Horatio Spafford was a well-to-do American lawyer and Presbyterian Elder. Married to Anna, the couple had four daughters.

During the 1860s and 1870s, Horatio invested very heavily in the Chicago area in the USA, but unfortunately the great Chicago fire of 1871 almost completely ruined the family financially although Horatio still maintained some smaller business interests.

After the fire and other ongoing financial stressors, the family decided to take a vacation in Europe and England and meet up with their family friend DL Moody. A last-minute change of plan caused Horatio to stay behind while he sent his family off ahead of him by ship and it was planned that they meet up later.

Several days after his family left, Horatio received a shocking telegram which explained that the ship carrying his family had struck another vessel and sunk. Tragically, his beloved wife and four daughters had all drowned.

Understandably, Horatio Spafford was devastated by the loss, but there was some incredible relief a few days later when he received another telegram which contained just two words: ‘Saved alone,’ written by his wife.

Horatio jumped onto the first available ship to meet up with Anna, and on his trip there, he travelled over the same part of the ocean where his four
daughters had perished. It was on this sea voyage that he wrote the following famous words:

“When peace, like a river,
Attendeth my way,
When sorrows like sea billows roll;
Whatever my lot,
Thou has taught me to say,
It is well, it is well, with my soul.

Refrain:
It is well, with my soul,
It is well, with my soul,
It is well, it is well, with my soul
Though Satan should buffet,
Though trials should come,
Let this blest assurance control,
That Christ has regarded
My helpless estate,
And hath shed His own blood for my soul.

Refrain:
My sin, oh, the bliss of this glorious thought!
My sin, not in part but the whole,
Is nailed to the cross,
And I bear it no more,
Praise the Lord, praise the Lord, O my soul!”

When he wrote “when sorrows like sea billows roll,” Spafford was specifically referring to the ocean waves that took his family from him.

Horatio Spafford

Anna Spafford

Further Struggles and God’s Work

The story doesn’t end with the reunion of Horatio Spafford and his wife Anna: the couple went on to have three more children including their only son Horatio junior.

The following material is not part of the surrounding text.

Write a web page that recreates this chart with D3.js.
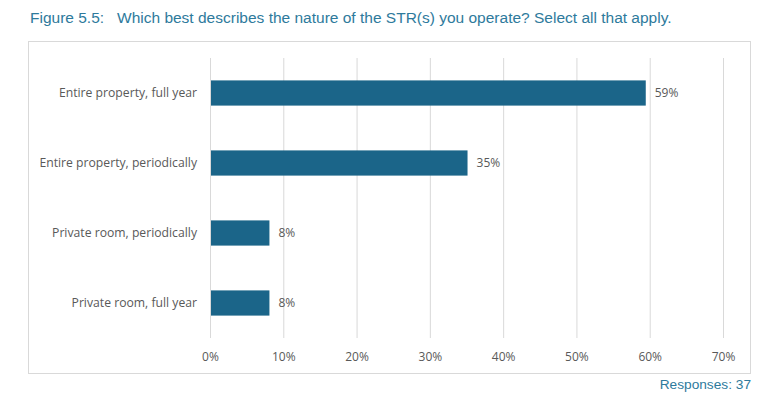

Tragedy struck again when Horatio Jr died of scarlet fever, when he was just four years of age.

Instead of comforting them, the Spafford’s own church blamed them for the tragedies, claiming it was divine punishment.

The couple’s experiences, seem similar to what the Biblical Job had experiences: loss of fortune and family; restoration; judgement from trusted friends; and later rejoicing.

While Horatio and Anna were likely very upset and angry at the unfair judgement of people who were supposed to be their trusted and supportive church family, it spurred the Spaffords onto greater things for God: they established the ‘American Colony’ in Israel.

The group’s mission was to serve the poor, no matter their religion, and not to preach the gospel, but simply to serve. With this as their basis, they gained the trust of the local Muslim, Jewish, and Christian communities in Israel.

During World War I the American Colony was able to support those suffering in Israel by operating hospitals, orphanages, soup kitchens and other charities.

The group became the subject of a Nobel prize winning book called “Jerusalem” by the Swedish novelist Selma Lagerlöf.

While there, the couple were blessed with another son,  Jacob Eliahu, a teenager who they adopted. Jacob had been born into a Turkish/Jewish family.